A lot has been said and little has been done in the world of multichannel ecommerce. There are already lot of materials, information, blogs, and articles available on various forums about multichannel. I am not delving into what is multichannel in this article. I am trying to present a joined up picture of these channels.
As most of the readers are aware that there are no defined list of channels or universally accepted channels but web, handheld devices (mobile, tablets) and telephony along with the store are considered the four basic channels.
But a retailer’s multichannel capability is not the channels in themselves but how these channels interact with each other or rather how capable are these channels to interact with each other. I am calling them channel paths.
A retailer may have enabled all the traditional channels, but if he doesn’t support various channel paths, then the conversion potential really becomes limited.
For example, if you have a store, a web storefront, a mobile enabled site and call centre. All of which are capable of taking orders but if an order taken on web cannot be returned through call centre or an order placed on web cannot be delivered to store for collection, it means there are not enough channel paths available for that retailer.

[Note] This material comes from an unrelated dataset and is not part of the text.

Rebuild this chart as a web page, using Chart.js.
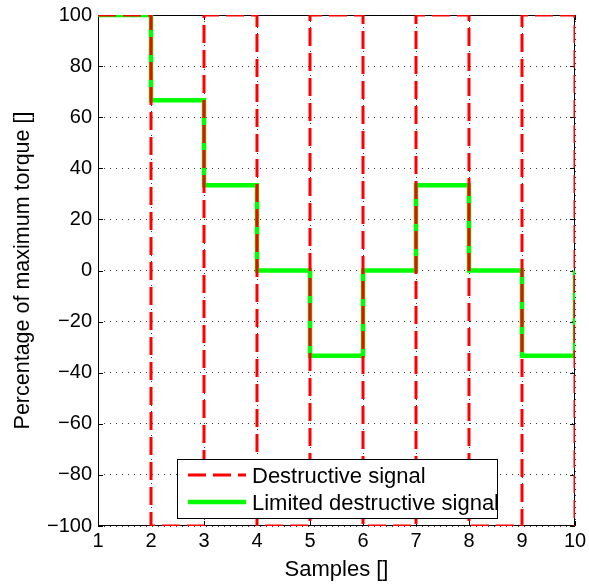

The channel paths are defined by retailer’s business process limitations, fulfilment limitations and system limitations.
Couple of the basic channel paths are shown in diagram below.
- Office goer’s channel path
Customer browses on mobile when commuting to office. Places order on web storefront once he reaches office ( or after reaching home), selects in-store collection as delivery option (probably selects weekend collection). In case of returns he prefers to call up call centre and arrange the return
- Housewife’s channel path
Customer browses and checks out on web store. Prefers delivery at home and in case of returns decided to go to store for returns
Above two are the most basic channel-paths. There could be numerous permutations and combinations of channels to create various channel paths.
A retailer need not strive to support all the possible channel paths. Depending on retailers business area the conversion benefits may differ for various channel paths. A retailer needs to measure the conversion benefits of supporting each of these paths and can start with focusing on the paths that are driving most conversions.